Re: MD Intellect as Consciousness (formerly Collective Consciousness)

From: Arlo Bensinger (ajb102@psu.edu)
Date: Thu Jul 21 2005 - 19:48:21 BST

  • Next message: Mark Steven Heyman: "Re: MD Intellect as Consciousness (formerly Collective Consciousness)"

    Ham, All,

    [Ham stated]
    >Gentlemen, if I may be so bold, I'd like to bring Intellect back down to
    >earth and discuss it as a proprietary human function. In other words, I
    >suggest that we drop the socio-cultural sophistication (otherwise coined
    >"philosophology") at least long enough to consider the thought processes of
    >the individual and how ideas are developed in the everyday world of
    >experience.

    [Arlo]
    First, who coined "socio-cultural sophistication" "philosophology"?

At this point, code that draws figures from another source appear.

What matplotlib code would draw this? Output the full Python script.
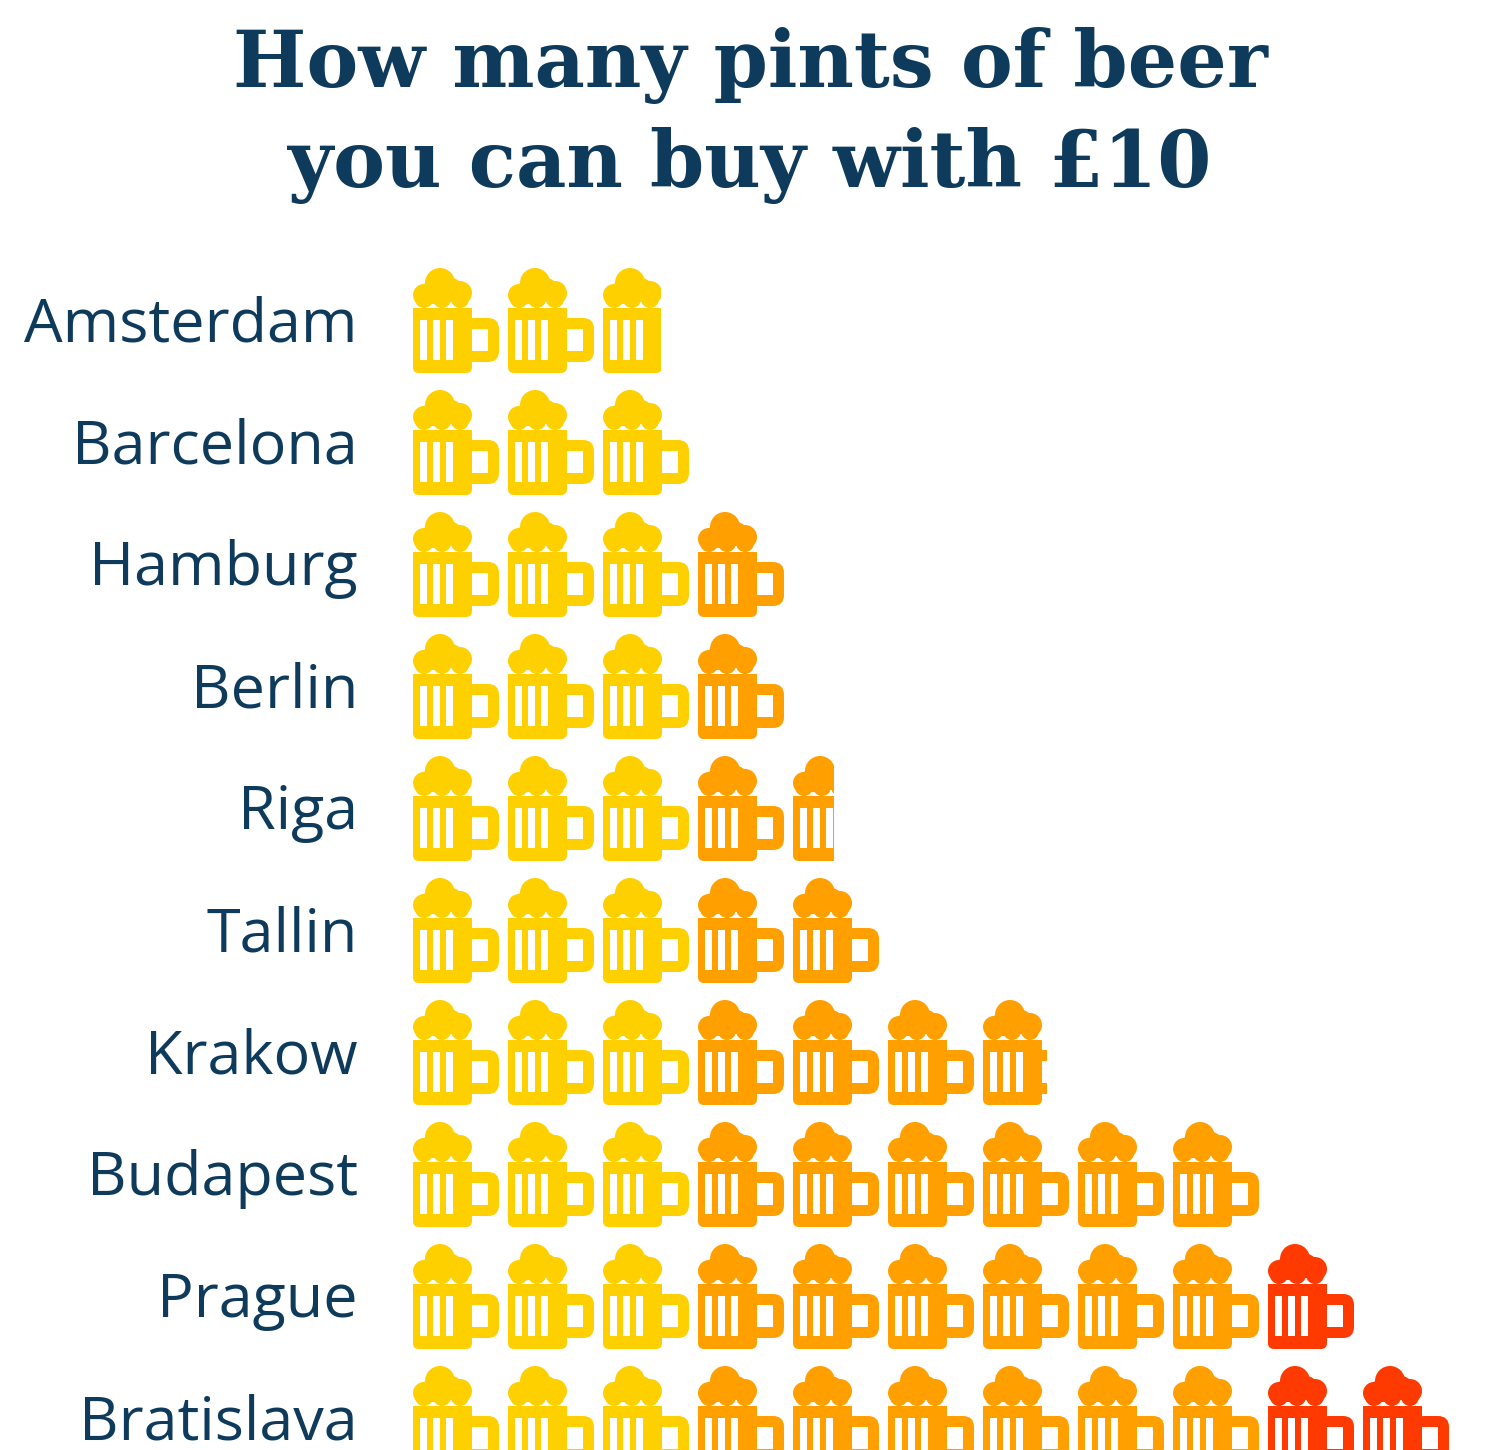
import matplotlib
matplotlib.use("Agg")
import matplotlib.pyplot as plt
from matplotlib.patches import FancyBboxPatch, Circle, Rectangle

cities = ["Amsterdam", "Barcelona", "Hamburg", "Berlin", "Riga", "Tallin",
          "Krakow", "Budapest", "Prague", "Bratislava"]
pints = [2.67, 3.0, 4.0, 4.0, 4.48, 5.0, 6.74, 9.0, 10.0, 11.0]
mug_colors = ["#FFD000"] * 3 + ["#FF9F00"] * 6 + ["#FF3A00"] * 2
navy = "#0E3A5B"

fig = plt.figure(figsize=(15, 14.5), dpi=100)
ax = fig.add_axes([0, 0, 1, 1])
ax.set_xlim(0, 1500)
ax.set_ylim(1450, 0)
ax.axis("off")

for yy, s in [(65, "How many pints of beer"), (165, "you can buy with £10")]:
    fig.text(0.5, 1 - yy / 1450, s, ha="center", va="center",
             fontsize=56, fontweight="bold", family="DejaVu Serif", color=navy)

X0, DX, Y0, DY, MW = 413, 95, 325, 122, 86


def draw_mug(x, y, color, frac):
    t = y - 62  # top of foam
    clip = Rectangle((x - 3, t - 5), frac * MW + 3, 125, transform=ax.transData)
    pats = []
    # body
    pats.append(FancyBboxPatch((x + 3, t + 38), 53, 64, boxstyle="round,pad=3,rounding_size=6",
                               fc=color, ec="none"))
    # handle
    pats.append(FancyBboxPatch((x + 50, t + 50), 36, 44, boxstyle="round,pad=0,rounding_size=11",
                               fc=color, ec="none"))
    # white separator under foam
    pats.append(Rectangle((x, t + 35), 59, 5, fc="white", ec="none"))
    # foam
    for cx, cy, r in [(x + 11, t + 27, 11), (x + 27, t + 15, 15), (x + 47, t + 25, 12),
                      (x + 20, t + 24, 12), (x + 38, t + 22, 12)]:
        pats.append(Circle((cx, cy), r, fc=color, ec="none"))
    for cx in (x + 11, x + 29, x + 47):
        pats.append(Circle((cx, t + 31), 9, fc=color, ec="none"))
    # white bars
    for bx in (x + 7, x + 20, x + 33):
        pats.append(Rectangle((bx, t + 52), 7, 40, fc="white", ec="none"))
    # handle hole
    pats.append(Rectangle((x + 59, t + 61), 16, 22, fc="white", ec="none"))
    for p in pats:
        ax.add_patch(p)
        p.set_clip_path(clip)


for r, (city, n) in enumerate(zip(cities, pints)):
    y = Y0 + r * DY
    ax.text(358, y, city, ha="right", va="center", fontsize=44, color=navy,
            family="Open Sans")
    full = int(n)
    rem = n - full
    for i in range(full + (1 if rem > 0.01 else 0)):
        frac = 1.0 if i < full else rem
        draw_mug(X0 + i * DX, y + 5, mug_colors[i], frac)

fig.savefig("out.png", dpi=100, facecolor="white")
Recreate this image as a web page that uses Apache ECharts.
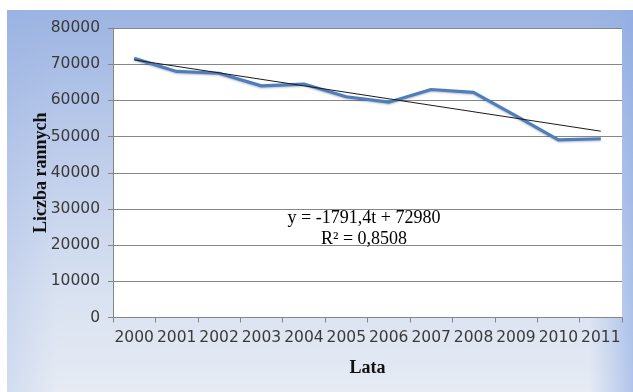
<!DOCTYPE html>
<html>
<head>
<meta charset="utf-8">
<script src="https://cdn.jsdelivr.net/npm/echarts@6/dist/echarts.min.js"></script>
<style>html,body{margin:0;padding:0;background:#fff;}#c{width:633px;height:392px;}</style>
</head>
<body>
<div id="c"></div>
<script>
var years = ['2000','2001','2002','2003','2004','2005','2006','2007','2008','2009','2010','2011'];
var injured = [71600, 68000, 67500, 64000, 64500, 61000, 59500, 63000, 62200, 55700, 49100, 49400];
var trend = [71190, null, null, null, null, null, null, null, null, null, null, 51480];
var yTicks = [0, 10000, 20000, 30000, 40000, 50000, 60000, 70000, 80000];
var equationLines = ['y = -1791,4t + 72980', 'R² = 0,8508'];
var yTitle = 'Liczba rannych';
var xTitle = 'Lata';

var chart = echarts.init(document.getElementById('c'), null, {renderer: 'canvas'});
var labelFont = {fontFamily: 'DejaVu Sans', fontSize: 15.5, color: '#3a3a3a'};
chart.setOption({
  animation: false,
  backgroundColor: '#ffffff',
  graphic: [
    {type: 'rect', z: -10, shape: {x: 7, y: 10, width: 626, height: 382},
     style: {fill: {type: 'linear', x: 0, y: 0, x2: 0, y2: 1, colorStops: [
       {offset: 0, color: '#9cb4e2'}, {offset: 0.35, color: '#bccbea'}, {offset: 0.75, color: '#d9e2f1'}, {offset: 1, color: '#e6ebf4'}]}}},
    {type: 'rect', z: -9, shape: {x: 7, y: 10, width: 626, height: 382},
     style: {fill: {type: 'linear', x: 0, y: 0, x2: 1, y2: 0, colorStops: [
       {offset: 0, color: 'rgba(150,176,226,0.25)'}, {offset: 0.08, color: 'rgba(150,176,226,0)'},
       {offset: 0.93, color: 'rgba(150,176,226,0)'}, {offset: 1, color: 'rgba(140,170,228,0.6)'}]}}},
    {type: 'text', z: 10, x: 364, y: 218,
     style: {text: equationLines[0], fill: '#000', font: '18px "Liberation Serif"', align: 'center', verticalAlign: 'middle'}},
    {type: 'text', z: 10, x: 364, y: 239,
     style: {text: equationLines[1], fill: '#000', font: '18px "Liberation Serif"', align: 'center', verticalAlign: 'middle'}}
  ],
  grid: {left: 113, right: 11, top: 28, bottom: 74.5, show: true, backgroundColor: '#ffffff', borderWidth: 0},
  xAxis: {
    type: 'category', data: years, boundaryGap: true,
    name: xTitle, nameLocation: 'middle', nameGap: 42, nameMoveOverlap: false,
    nameTextStyle: {fontFamily: 'Liberation Serif', fontWeight: 'bold', fontSize: 18, color: '#111'},
    axisLine: {lineStyle: {color: '#868686', width: 1}},
    axisTick: {show: true, length: 5, lineStyle: {color: '#868686'}},
    axisLabel: Object.assign({margin: 12, interval: 0}, labelFont),
    splitLine: {show: false}
  },
  yAxis: {
    type: 'value', min: yTicks[0], max: yTicks[yTicks.length - 1], interval: 10000,
    name: yTitle, nameLocation: 'middle', nameGap: 63, nameRotate: 90, nameMoveOverlap: false,
    nameTextStyle: {fontFamily: 'Liberation Serif', fontWeight: 'bold', fontSize: 18, color: '#111'},
    axisLine: {show: true, lineStyle: {color: '#868686', width: 1}},
    axisTick: {show: true, length: 5, lineStyle: {color: '#868686'}},
    axisLabel: Object.assign({margin: 13, formatter: function (v) { return String(v); }}, labelFont),
    splitLine: {show: true, lineStyle: {color: '#868686', width: 1}}
  },
  series: [
    {type: 'line', data: injured, symbol: 'none', z: 3,
     lineStyle: {color: '#4d7fbf', width: 3.2, shadowColor: 'rgba(0,0,0,0.25)', shadowBlur: 2, shadowOffsetY: 1}},
    {type: 'line', data: trend, connectNulls: true, symbol: 'none', z: 4,
     lineStyle: {color: '#1a1a1a', width: 1}}
  ]
});
</script>
</body>
</html>
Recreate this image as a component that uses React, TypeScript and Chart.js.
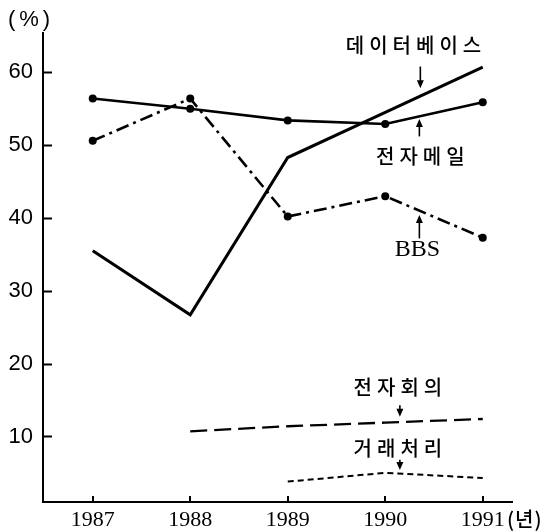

    Next, higher order functions develop out of social interaction. Within a
    socio-cultural theory, development cannot be understood by a study of the
    individual. We must also examine the external social world in which that
    individual life has developed, the artifacts (both material and symbolic)
    that are part of this social world and the governing "ideologies" and
    supportive mythos. This is an emergentist view, and so you can't simply say
    "let's ignore the social and talk about the individual". Both have to
    considered at the same time.

    [Paul replied to Ham]
    Paul: No, it's not too much to ask, it just begs the question right from
    the off, i.e. you make the assumption that proprietary intellectual
    consciousness is something that is the direct result of a certain level of
    biological sophistication, that e.g. a human born into isolation or at any
    time or place in history would think and perceive the same way we do.

    [Arlo]
    Exactly. "Conscious thought" (if you are using that as a synonym for
    "intellect") emerges out of social practice. We think "through" social
    semiotic systems, and through historical legacies such as the cultural
    mythos. We internalize "ideologies" and from all these things "conscious
    thoughts" emerge. Individuals, of course, contribute back to the social
    system, and evolutionary change (Dynamic change, if you will) is made
    possible via this dialectical relation.

    To be as terse as possible: "Conscious thought" is a completely semiotic
    process (words, symbols, categorizations, valuations, etc). Semiosis is
    socially-culturally derived from what Pirsig calls the "mythos", the total
    sum of analogues in that given culture. An individual, whose "conscious
    thought" has emerged through a particularlly situated socio-cultural
    environment contributes back to that environment, and may in fact produce
    evolutionary change within the system (as Pirsig did with ZMM), but that
    "conscious thought" is never separate from the socio-cultural system.